Development of a virtual private network for pharmacists to exchange information and utilise reporting and analysis tools is back on track, after moves to build it were abandoned last year.

Development of a virtual private network for pharmacists to exchange information and utilise reporting and analysis tools is back on track, after moves to build it were abandoned last year.

The project was suspended after Primenet, the company formed to create the VPN, and its then partner Ignite Holdings, cancelled the deal, which was to have delivered the VPN wirelessly.

Primenet has now joined forces with ISP Iconz to get the project going again, says Muir Hutchison, service development manager of the NZ Pharmacy Guild, which owns half of Primenet.

While the original proposal was to run the VPN wirelessly, the new project, being trialled in three pharmacies in Auckland and the Manawatu, will most likely be ADSL-based, utilising Telecom’s JetStream. However, Hutchison says the project is not “beholden” to any one telco and any technology, wireless or wired, that meets the needs of the VPN will be considered in the future.

The first aim of the VPN is to link pharmacies into a secure, user-identifiable environment to share patient health information, Hutchinson says. Later, other registered health professionals will be tied in. “Through web-based technology, it will also provide an ideal means of providing value-added services such as stock ordering systems, secure messaging and the provision of reference materials.”

VPN applications are unlikely to stop there; another potential use is as a secure path for electronic claims to Health Benefits, formerly the Health Funding Authority. “This is being discussed with Health Benefits,” Hutchison says.
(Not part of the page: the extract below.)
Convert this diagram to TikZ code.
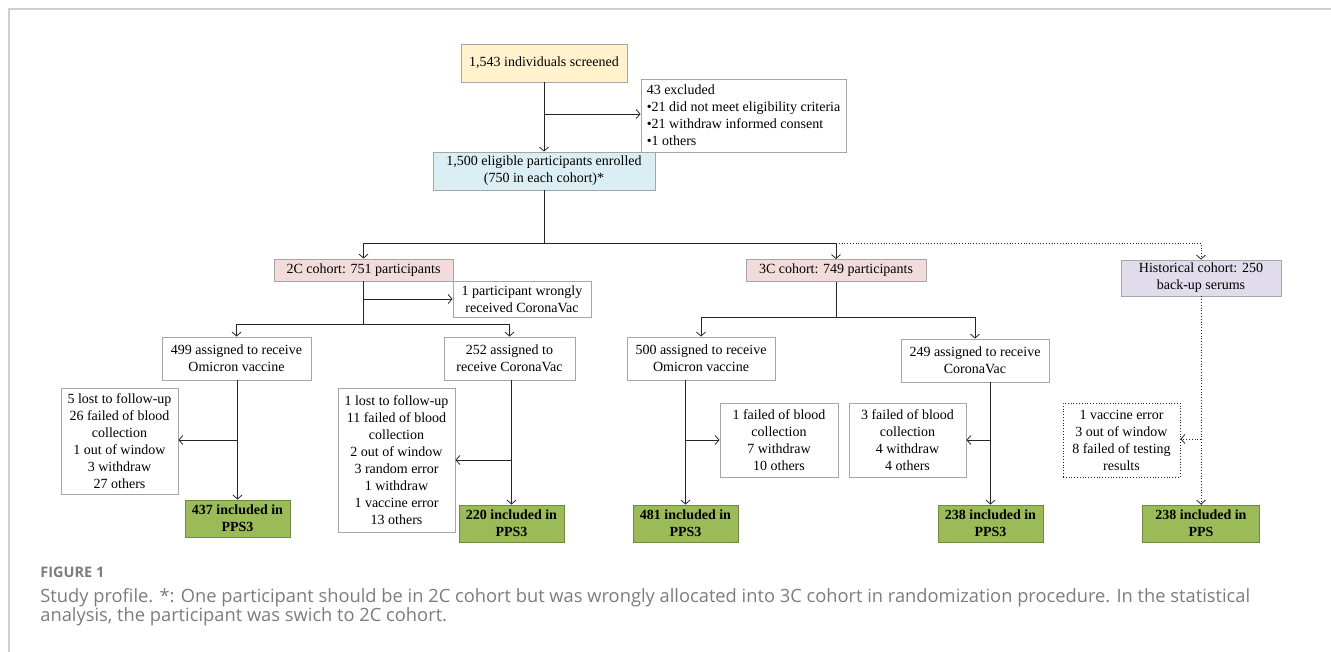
\documentclass[tikz,border=0pt]{standalone}
\usepackage{fontspec}
\setmainfont{Liberation Serif}
\newfontfamily\capfont{Open Sans}
\usetikzlibrary{arrows.meta,positioning,calc}
\definecolor{scrfill}{HTML}{FFF2CC}
\definecolor{enrfill}{HTML}{DAEEF3}
\definecolor{cohfill}{HTML}{F2DCDB}
\definecolor{histfill}{RGB}{224,220,236}
\definecolor{ppsgreen}{HTML}{9BBB59}
\definecolor{ppsdark}{HTML}{71893F}
\definecolor{boxgray}{HTML}{A6A6A6}
\definecolor{linegray}{HTML}{262626}
\definecolor{capgray}{HTML}{7C7C7C}
\definecolor{framegray}{HTML}{CFCFCF}

\begin{document}
\begin{tikzpicture}[x=1pt,y=-1pt,line width=0.8pt,
  box/.style={draw=boxgray,fill=white,align=center,inner sep=1pt,font=\fontsize{14}{17}\selectfont},
  sz/.style 2 args={minimum width=#1pt,minimum height=#2pt},
  final/.style={box,fill=ppsgreen,draw=ppsdark,font=\fontsize{14}{17}\selectfont\bfseries},
  flow/.style={draw=linegray,-{Straight Barb[length=4pt,width=9pt]}}]
\useasboundingbox (0,0) rectangle (1331,652);
\draw[framegray,line width=1.5pt] (9,652) -- (9,9) -- (1331,9);
% screening and enrolment
\node[box,fill=scrfill,sz={166}{38}] (scr) at (544,63) {1,543 individuals screened};
\node[box,sz={205}{73},align=left] (excl) at (743.5,115.5) {43 excluded\\\textbullet21 did not meet eligibility criteria\\\textbullet21 withdraw informed consent\\\textbullet1 others};
\node[box,fill=enrfill,sz={222}{38}] (enr) at (544,171) {1,500 eligible participants enrolled\\(750 in each cohort)*};
% cohorts
\node[box,fill=cohfill,sz={179}{22}] (c2) at (363.5,270) {2C cohort: 751 participants};
\node[box,sz={138}{36}] (wrong) at (522,299) {1 participant wrongly\\received CoronaVac};
\node[box,fill=cohfill,sz={180}{22}] (c3) at (836,270.5) {3C cohort: 749 participants};
\node[box,fill=histfill,sz={160}{36}] (hist) at (1201,278) {Historical cohort: 250\\back-up serums};
% assigned groups
\node[box,sz={149}{43}] (om2) at (236.5,358.5) {499 assigned to receive\\Omicron vaccine};
\node[box,sz={131}{43}] (cv2) at (509.5,358.5) {252 assigned to\\receive CoronaVac};
\node[box,sz={148}{43}] (om3) at (701,358.5) {500 assigned to receive\\Omicron vaccine};
\node[box,sz={148}{43}] (cv3) at (975,360.5) {249 assigned to receive\\CoronaVac};
% losses
\node[box,sz={117}{106}] (ex2a) at (119.5,441) {5 lost to follow-up\\26 failed of blood\\collection\\1 out of window\\3 withdraw\\27 others};
\node[box,sz={117}{144}] (ex2b) at (396.5,460) {1 lost to follow-up\\11 failed of blood\\collection\\2 out of window\\3 random error\\1 withdraw\\1 vaccine error\\13 others};
\node[box,sz={118}{74}] (ex3a) at (779,440) {1 failed of blood\\collection\\7 withdraw\\10 others};
\node[box,sz={117}{74}] (ex3b) at (907.5,440) {3 failed of blood\\collection\\4 withdraw\\4 others};
\node[box,sz={117}{74},dotted,draw=linegray] (exh) at (1121.5,440) {1 vaccine error\\3 out of window\\8 failed of testing\\results};
% per-protocol sets
\node[final,sz={105}{37}] (pps2a) at (237.5,518.5) {437 included in\\PPS3};
\node[final,sz={105}{37}] (pps2b) at (511.5,523.5) {220 included in\\PPS3};
\node[final,sz={105}{37}] (pps3a) at (685.5,523.5) {481 included in\\PPS3};
\node[final,sz={105}{37}] (pps3b) at (990.5,523.5) {238 included in\\PPS3};
\node[final,sz={117}{37}] (ppsh) at (1201,523.5) {238 included in\\PPS};
% connectors
\draw[flow] (scr) -- (enr);
\coordinate (e1) at (544,114); \draw[flow] (e1) -- (e1 -| excl.west);
\coordinate (sp) at (544,243);
\draw[linegray] (enr.south) -- (sp);
\draw[flow] (sp) -| (c2.north); \draw[flow] (sp) -| (c3.north);
\draw[flow,dotted] (c3.north |- sp) -| (hist.north);
\coordinate (s2) at (363.5,324); \coordinate (w2) at (363.5,299);
\draw[linegray] (c2.south) -- (s2);
\draw[flow] (w2) -- (w2 -| wrong.west);
\draw[flow] (s2) -| (om2.north); \draw[flow] (s2) -| (cv2.north);
\coordinate (s3) at (836,317);
\draw[linegray] (c3.south) -- (s3);
\draw[flow] (s3) -| (om3.north); \draw[flow] (s3) -| (cv3.north);
\foreach \a/\f/\e/\y/\s in {om2/pps2a/ex2a/440/east,cv2/pps2b/ex2b/460/east,om3/pps3a/ex3a/440/west,cv3/pps3b/ex3b/440/east}{
  \draw[flow] (\f.north |- \a.south) -- (\f.north);
  \draw[flow] (\f.north |- 0,\y) -- (\e.\s |- 0,\y);
}
\draw[flow,dotted] (ppsh.north |- hist.south) -- (ppsh.north);
\draw[flow,dotted] (ppsh.north |- 0,439) -- (exh.east |- 0,439);
% caption
\node[anchor=base west,inner sep=0,text=capgray,font=\capfont\bfseries\fontsize{14.5}{17}\selectfont] (figlab) at (40,577) {FIGURE 1};
\node[anchor=base west,inner sep=0,align=left,text=capgray,font=\capfont\fontsize{18.3}{19.5}\selectfont] (caption) at (40,621.5) {Study profile. *: One participant should be in 2C cohort but was wrongly allocated into 3C cohort in randomization procedure. In the statistical\\analysis, the participant was swich to 2C cohort.};
\end{tikzpicture}
\end{document}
At present Health Benefits receives claims from doctors and pharmacists dispensing government-subsidised medicines via email, fax, phone, floppy disk, EDI and web-based means and formats them for processing using GTPS (general transaction processing system), a Java, XML and SOAP-based standardising system which went live in October.

A further possible development is a “dispensed medicines database”, which would allow analysis of medication dispensed by pharmacists on the VPN.

Hutchison says patient privacy will be key. “No patient-identifiable prescription information would be collected or stored without the informed consent of the person concerned, but reports of aggregated medicine use will be provided to bodies which have a need for it, for clinical and budgetary reasons.”

The database doesn’t yet exist and if compiled, would come into being with the aid of “software which permits the automated download of dispensed prescription data”. The software has the capability to record all medicines dispensed, not just government-subsidised ones, as is the case today, Hutchison says.

The original wireless-based contract with Ignite was cancelled for “various and complex reasons”, he says. “They include change of control of the contracting company and probably a below-market price for the contract in the first place.” He wouldn’t elaborate further.